Adding to the injury of the thousands of missing crores is the insult that the various deals were crassly crafted. But the corruption that became the currency of the Games is now going to hit India where it hurts.
Some of the men who organised the Games have been arrested, interrogated and released. They have left behind a stack of unpaid bills. Bills that will be paid by you.
NDTV used the Right to Information Act to get the financial big picture. The Games were held in October amid a series of media reports on how the Organising Committee for the event, headed by Suresh Kalmadi, had converted the Games into their financial fiefdom.
The result: a deficit of nearly Rs 1500 crore.
The Games were meant to earn 1780 crores - a target set by Games Organising Committee chairman, who promised the games would be revenue neutral.
The revenue, however, adds upto just Rs 400 crore.
In recent weeks, several of Kalmadi's closest aides and members of the Organising Committee were arrested, some of them for trying to obstruct the CBI's inquiry into the body's financial history.
In January this year, Kalmadi was sacked as Chairman by Sports Minister Ajay Maken.
Total expenditure for the Games added up to almost Rs 1700 crore - of this the government has had to pay nearly Rs 1300 crore.

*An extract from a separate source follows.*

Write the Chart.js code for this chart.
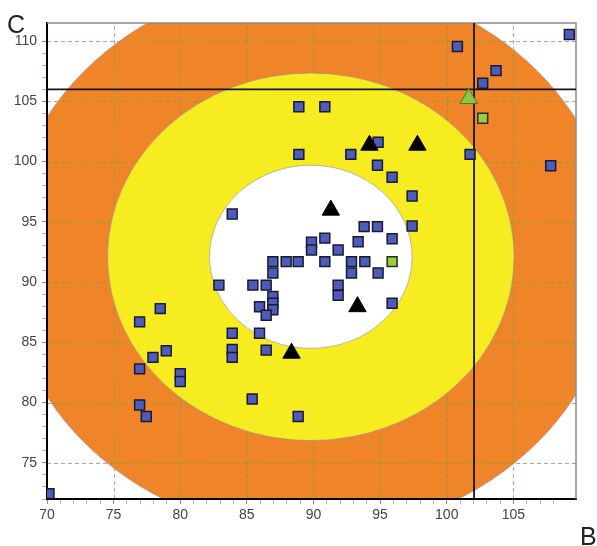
<!DOCTYPE html>
<html>
<head>
<meta charset="utf-8">
<script src="https://cdn.jsdelivr.net/npm/chart.js@4/dist/chart.umd.min.js"></script>
<style>
html,body{margin:0;padding:0;background:#ffffff;}
canvas{display:block;}
</style>
</head>
<body>
<canvas id="c" width="597" height="546"></canvas>
<script>
// ---- data ----
const blueX = [70.15,109.2,100.8,103.7,102.7,88.9,90.85,88.9,92.8,94.85,94.8,95.9,97.4,97.4,101.75,107.8,93.8,94.8,95.9,93.35,90.85,89.85,89.85,91.85,90.85,92.85,92.85,93.85,94.85,88.85,87.95,86.95,86.95,86.45,85.45,82.9,86.95,86.95,86.95,85.95,86.45,91.85,91.85,95.9,83.9,83.9,85.95,83.9,83.9,86.45,76.95,78.5,77.95,78.95,76.95,80.0,80.0,85.4,76.95,77.45,88.85];
const blueY = [72.45,110.55,109.55,107.55,106.5,104.55,104.55,100.6,100.6,101.6,99.7,98.7,97.15,94.65,100.6,99.65,94.6,94.6,93.6,93.35,93.65,93.3,92.66,92.66,91.7,91.7,90.75,91.7,90.75,91.7,91.7,91.7,90.75,89.75,89.75,89.75,88.8,88.25,87.7,87.95,87.25,89.75,88.9,88.25,95.65,85.75,85.75,84.4,83.75,84.35,86.7,87.8,83.75,84.3,82.8,82.4,81.75,80.3,79.8,78.85,78.85];
const greenSqX = [102.7, 95.9];
const greenSqY = [103.6, 91.7];
const triX = [94.2, 97.8, 91.3, 93.3, 88.35];
const triY = [101.36, 101.36, 95.97, 87.96, 84.1];
const greenTriX = [101.65];
const greenTriY = [105.23];

const zoneCenter = [89.8, 92.1];
const zoneRadii = [22.95, 15.25, 7.6];
const zoneColors = ['#f08429', '#f6ec1f', '#ffffff'];

const crossX = [102.05];
const crossY = [106];

const xRange = [70, 109.7];
const yRange = [72, 111.5];
const xTickLabels = [70, 75, 80, 85, 90, 95, 100, 105];
const yTickLabels = [75, 80, 85, 90, 95, 100, 105, 110];
const xAxisTitle = 'B';
const yAxisTitle = 'C';

const FONT = "'Liberation Sans', Arial, sans-serif";

function toPts(xs, ys){ return xs.map((v,i)=>({x:v, y:ys[i]})); }

const zonesPlugin = {
  id: 'zones',
  beforeDraw(chart){
    const {ctx, chartArea:a, scales:{x, y}} = chart;
    ctx.save();
    ctx.fillStyle = '#ffffff';
    ctx.fillRect(0, 0, chart.width, chart.height);
    ctx.beginPath();
    ctx.rect(a.left, a.top, a.right - a.left, a.bottom - a.top);
    ctx.clip();
    const cx = x.getPixelForValue(zoneCenter[0]);
    const cy = y.getPixelForValue(zoneCenter[1]);
    const ell = (r) => {
      const rx = Math.abs(x.getPixelForValue(zoneCenter[0] + r) - cx);
      const ry = Math.abs(y.getPixelForValue(zoneCenter[1] + r) - cy);
      ctx.beginPath();
      ctx.ellipse(cx, cy, rx, ry, 0, 0, Math.PI * 2);
    };
    const grid = (color) => {
      ctx.save();
      ctx.strokeStyle = color;
      ctx.lineWidth = 1;
      ctx.setLineDash([4, 3]);
      x.ticks.forEach(t => {
        if (xTickLabels.includes(t.value) && t.value !== xRange[0]) {
          const px = Math.round(x.getPixelForValue(t.value)) + 0.5;
          ctx.beginPath(); ctx.moveTo(px, a.bottom); ctx.lineTo(px, a.top); ctx.stroke();
        }
      });
      y.ticks.forEach(t => {
        if (yTickLabels.includes(t.value) && t.value !== yRange[0]) {
          const py = Math.round(y.getPixelForValue(t.value)) + 0.5;
          ctx.beginPath(); ctx.moveTo(a.left, py); ctx.lineTo(a.right, py); ctx.stroke();
        }
      });
      ctx.restore();
    };
    // outer zone
    ell(zoneRadii[0]);
    ctx.fillStyle = zoneColors[0];
    ctx.fill();
    ctx.strokeStyle = 'rgba(150,140,175,0.55)';
    ctx.lineWidth = 1;
    ctx.stroke();
    // grid lines: pinkish over white, olive over orange
    grid('#c49aa4');
    ctx.save();
    ell(zoneRadii[0]);
    ctx.clip();
    grid('#8e9f38');
    ctx.restore();
    // middle & inner zones
    for (let i = 1; i < zoneRadii.length; i++) {
      ell(zoneRadii[i]);
      ctx.fillStyle = zoneColors[i];
      ctx.fill();
      ctx.strokeStyle = 'rgba(150,140,175,0.6)';
      ctx.lineWidth = 1;
      ctx.stroke();
    }
    ctx.restore();
  },
  beforeDatasetsDraw(chart){
    const {ctx, chartArea:a, scales:{x, y}} = chart;
    ctx.save();
    // top / right frame
    ctx.strokeStyle = '#8c8c8c';
    ctx.lineWidth = 1.5;
    ctx.beginPath();
    ctx.moveTo(a.left, a.top); ctx.lineTo(a.right, a.top); ctx.lineTo(a.right, a.bottom);
    ctx.stroke();
    // crosshair
    ctx.strokeStyle = '#151515';
    ctx.lineWidth = 1.8;
    crossX.forEach(v => {
      const px = x.getPixelForValue(v);
      ctx.beginPath(); ctx.moveTo(px, a.top); ctx.lineTo(px, a.bottom); ctx.stroke();
    });
    crossY.forEach(v => {
      const py = y.getPixelForValue(v);
      ctx.beginPath(); ctx.moveTo(a.left, py); ctx.lineTo(a.right, py); ctx.stroke();
    });
    ctx.restore();
  },
  afterDraw(chart){
    const {ctx} = chart;
    ctx.save();
    ctx.fillStyle = '#222222';
    ctx.font = '25px ' + FONT;
    ctx.textBaseline = 'alphabetic';
    ctx.textAlign = 'left';
    ctx.fillText(yAxisTitle, 7, 33);
    ctx.fillText(xAxisTitle, 580, 545);
    ctx.restore();
  }
};

const tickColor = (c) => {
  const v = c.tick ? c.tick.value : null;
  if (v === null || Math.abs(v - Math.round(v)) > 1e-6) return 'rgba(0,0,0,0)';
  return (v % 5 === 0) ? '#a07f86' : '#c9aab0';
};

new Chart(document.getElementById('c'), {
  type: 'scatter',
  data: {
    datasets: [
      { label: 'tri', data: toPts(triX, triY), pointStyle: 'triangle', pointRadius: 10, backgroundColor: '#000000', borderColor: '#000000', borderWidth: 1, order: 0 },
      { label: 'greenTri', data: toPts(greenTriX, greenTriY), pointStyle: 'triangle', pointRadius: 10, backgroundColor: '#8cc640', borderColor: '#4b7a22', borderWidth: 1, order: 0 },
      { label: 'greenSq', data: toPts(greenSqX, greenSqY), pointStyle: 'rect', pointRadius: 7, backgroundColor: '#9bcb45', borderColor: '#22301a', borderWidth: 1.5, order: 1 },
      { label: 'blue', data: toPts(blueX, blueY), pointStyle: 'rect', pointRadius: 7, backgroundColor: '#4d5cb8', borderColor: '#191933', borderWidth: 1.5, order: 2 }
    ]
  },
  options: {
    responsive: false,
    animation: false,
    devicePixelRatio: 1,
    layout: { padding: { left: 0, top: 23, right: 21, bottom: 0 } },
    plugins: { legend: { display: false }, tooltip: { enabled: false } },
    elements: { point: { hoverRadius: 7 } },
    datasets: { scatter: { clip: 0 } },
    scales: {
      x: {
        type: 'linear', min: xRange[0], max: xRange[1],
        ticks: { stepSize: 1, autoSkip: false, maxRotation: 0, padding: 3, color: '#444444', font: { size: 14, family: FONT },
          callback: (v) => xTickLabels.includes(v) ? String(v) : '' },
        grid: { drawOnChartArea: false, drawTicks: true, tickLength: 5, tickColor: tickColor, tickWidth: 1 },
        border: { color: '#000000', width: 2 },
        afterFit: (s) => { s.height = 47; }
      },
      y: {
        type: 'linear', min: yRange[0], max: yRange[1],
        ticks: { stepSize: 1, autoSkip: false, padding: 5, color: '#444444', font: { size: 14, family: FONT },
          callback: (v) => yTickLabels.includes(v) ? String(v) : '' },
        grid: { drawOnChartArea: false, drawTicks: true, tickLength: 5, tickColor: tickColor, tickWidth: 1 },
        border: { color: '#000000', width: 2 },
        afterFit: (s) => { s.width = 47; }
      }
    }
  },
  plugins: [zonesPlugin]
});
</script>
</body>
</html>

Sponsorship was meant to bring in Rs 400 crore, but only half that amount was earned, with Rs 75 crore coming from the Indian Railways.

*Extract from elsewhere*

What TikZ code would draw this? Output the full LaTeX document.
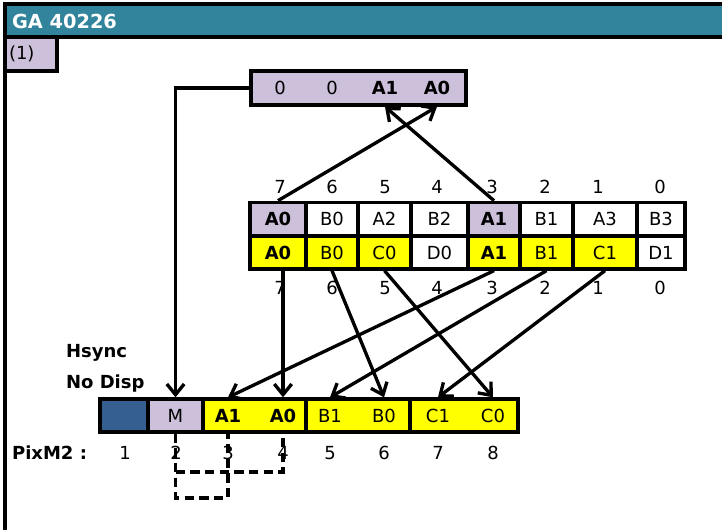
\documentclass[tikz,border=0pt]{standalone}
\usepackage{fontspec}
\setmainfont{DejaVu Sans}
\usetikzlibrary{arrows.meta}
\definecolor{titleteal}{RGB}{49,132,155}
\definecolor{lav}{RGB}{204,192,218}
\definecolor{yel}{RGB}{255,255,0}
\definecolor{pixblue}{RGB}{54,95,145}

\begin{document}
\begin{tikzpicture}[x=0.75pt, y=-0.75pt, line width=2.5pt,
  every node/.style={font=\fontsize{13.5}{16}\selectfont},
  cell/.style={draw, line width=2.5pt, inner sep=0pt, minimum height=25pt},
  txt/.style={inner sep=0pt, minimum height=25pt},
  arr/.style={-{Straight Barb[length=8pt,width=13pt,line width=2.5pt]}, line width=2.5pt},
  dsh/.style={dash pattern=on 7pt off 4pt, line width=2.5pt}]
  \useasboundingbox (0,0) rectangle (722,530);

  % frame and title
  \draw[fill=white] (5,4) rectangle (745,560);
  \draw[fill=titleteal] (5,4) rectangle (745,37);
  \node[anchor=west, text=white, font=\fontsize{14.5}{17}\selectfont\bfseries] (title) at (6,21) {GA 40226};
  \draw[fill=lav] (5,37) rectangle (57,71);
  \node[anchor=west, inner sep=1pt] (tag) at (6,54) {(1)};

  % register on top
  \node[cell, fill=lav, minimum width=161.25pt, minimum height=25.5pt] (reg) at (358.5,88) {};
  \foreach \x/\t/\n in {280/0/ra, 332/0/rb, 385/\textbf{A1}/rA1, 437/\textbf{A0}/rA0}
    \node[txt, minimum height=25.5pt] (\n) at (\x,88) {\t};

  % byte table
  \foreach \xa/\xb/\t/\c [count=\i] in {250/306/\textbf{A0}/lav, 306/358/B0/white,
      358/411/A2/white, 411/468/B2/white, 468/520/\textbf{A1}/lav, 520/573/B1/white,
      573/637/A3/white, 637/685/B3/white}
    \node[cell, fill=\c, minimum width={(\xb-\xa)*0.75pt}] (r1c\i) at ({(\xa+\xb)/2},219) {\t};
  \foreach \xa/\xb/\t/\c [count=\i] in {250/306/\textbf{A0}/yel, 306/358/B0/yel,
      358/411/C0/yel, 411/468/D0/white, 468/520/\textbf{A1}/yel, 520/573/B1/yel,
      573/637/C1/yel, 637/685/D1/white}
    \node[cell, fill=\c, minimum width={(\xb-\xa)*0.75pt}, minimum height=24.75pt] (r2c\i) at ({(\xa+\xb)/2},252.5) {\t};
  \foreach \x/\t [count=\i] in {280/7, 332/6, 385/5, 437/4, 492/3, 545/2, 598/1, 660/0} {
    \node (bu\i) at (\x,187) {\t};
    \node (bd\i) at (\x,288) {\t};
  }

  % pixel bar
  \node[cell, fill=pixblue, minimum width=36pt, minimum height=24.75pt] (p1) at (124,415.5) {};
  \node[cell, fill=lav, minimum width=41.25pt, minimum height=24.75pt] (p2) at (175.5,415.5) {M};
  \node[cell, fill=yel, minimum width=77.25pt, minimum height=24.75pt] (p3) at (254.5,415.5) {};
  \node[cell, fill=yel, minimum width=78pt, minimum height=24.75pt] (p4) at (358,415.5) {};
  \node[cell, fill=yel, minimum width=81pt, minimum height=24.75pt] (p5) at (464,415.5) {};
  \foreach \x/\t/\n in {228/\textbf{A1}/lA1, 283/\textbf{A0}/lA0, 330/B1/lB1,
      384/B0/lB0, 438/C1/lC1, 493/C0/lC0}
    \node[txt, minimum height=24.75pt] (\n) at (\x,415.5) {\t};

  \node[anchor=west, font=\fontsize{13.5}{16}\selectfont\bfseries] (hsync) at (60,353) {Hsync};
  \node[anchor=west, font=\fontsize{13.5}{16}\selectfont\bfseries] (nodisp) at (60,384) {No Disp};
  \node[anchor=west, font=\fontsize{13.5}{16}\selectfont\bfseries] (pixm) at (6,453) {PixM2 :};
  \foreach \x/\t [count=\i] in {125/1, 176/2, 228/3, 283/4, 330/5, 384/6, 438/7, 493/8}
    \node (n\i) at (\x,453) {\t};

  % arrows
  \draw[arr] (r1c1.north) -- (rA0.south);
  \draw[arr] (r1c5.north) -- (rA1.south);
  \draw[arr] (reg.west) -| (p2.north);
  \draw[arr] (lA0 |- r2c1.south) -- (lA0.north);
  \draw[arr] (r2c5.south) -- (lA1.north);
  \draw[arr] (r2c2.south) -- (lB0.north);
  \draw[arr] (r2c3.south) -- (lC0.north);
  \draw[arr] (r2c6.south) -- (lB1.north);
  \draw[arr] (r2c7.south) -- (lC1.north);

  % dashed links
  \coordinate (dmid) at (0,472);
  \coordinate (dbot) at (0,498);
  \draw[dsh] (p2.south) -- (p2.south |- dbot) -| (lA1.south);
  \draw[dsh] (p2.south |- dmid) -| (lA0.south);
\end{tikzpicture}
\end{document}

Weeks before the Games began, SMAM, an Austrlian company hired to bring in international sponsors, was fired after media reports that it had failed to deliver any significant contracts, but was on the verge of being paid a huge commission even for deals being signed directly between the Organising Committee and Indian Public Sector Units like the Railways.
Broadcasting rights delivered Rs 174 crores instead of the planned Rs 370 crore.
The deal with SIS Live, a UK-based firm, has earned its place among the top 3 swindles of the Commonwealth Games. SIS was paid Rs 246 crore, and among various problems with that was that SIS was allowed to sub-contract its work within hours of the contract being signed to a Delhi-based company. It earned a significant profit from this.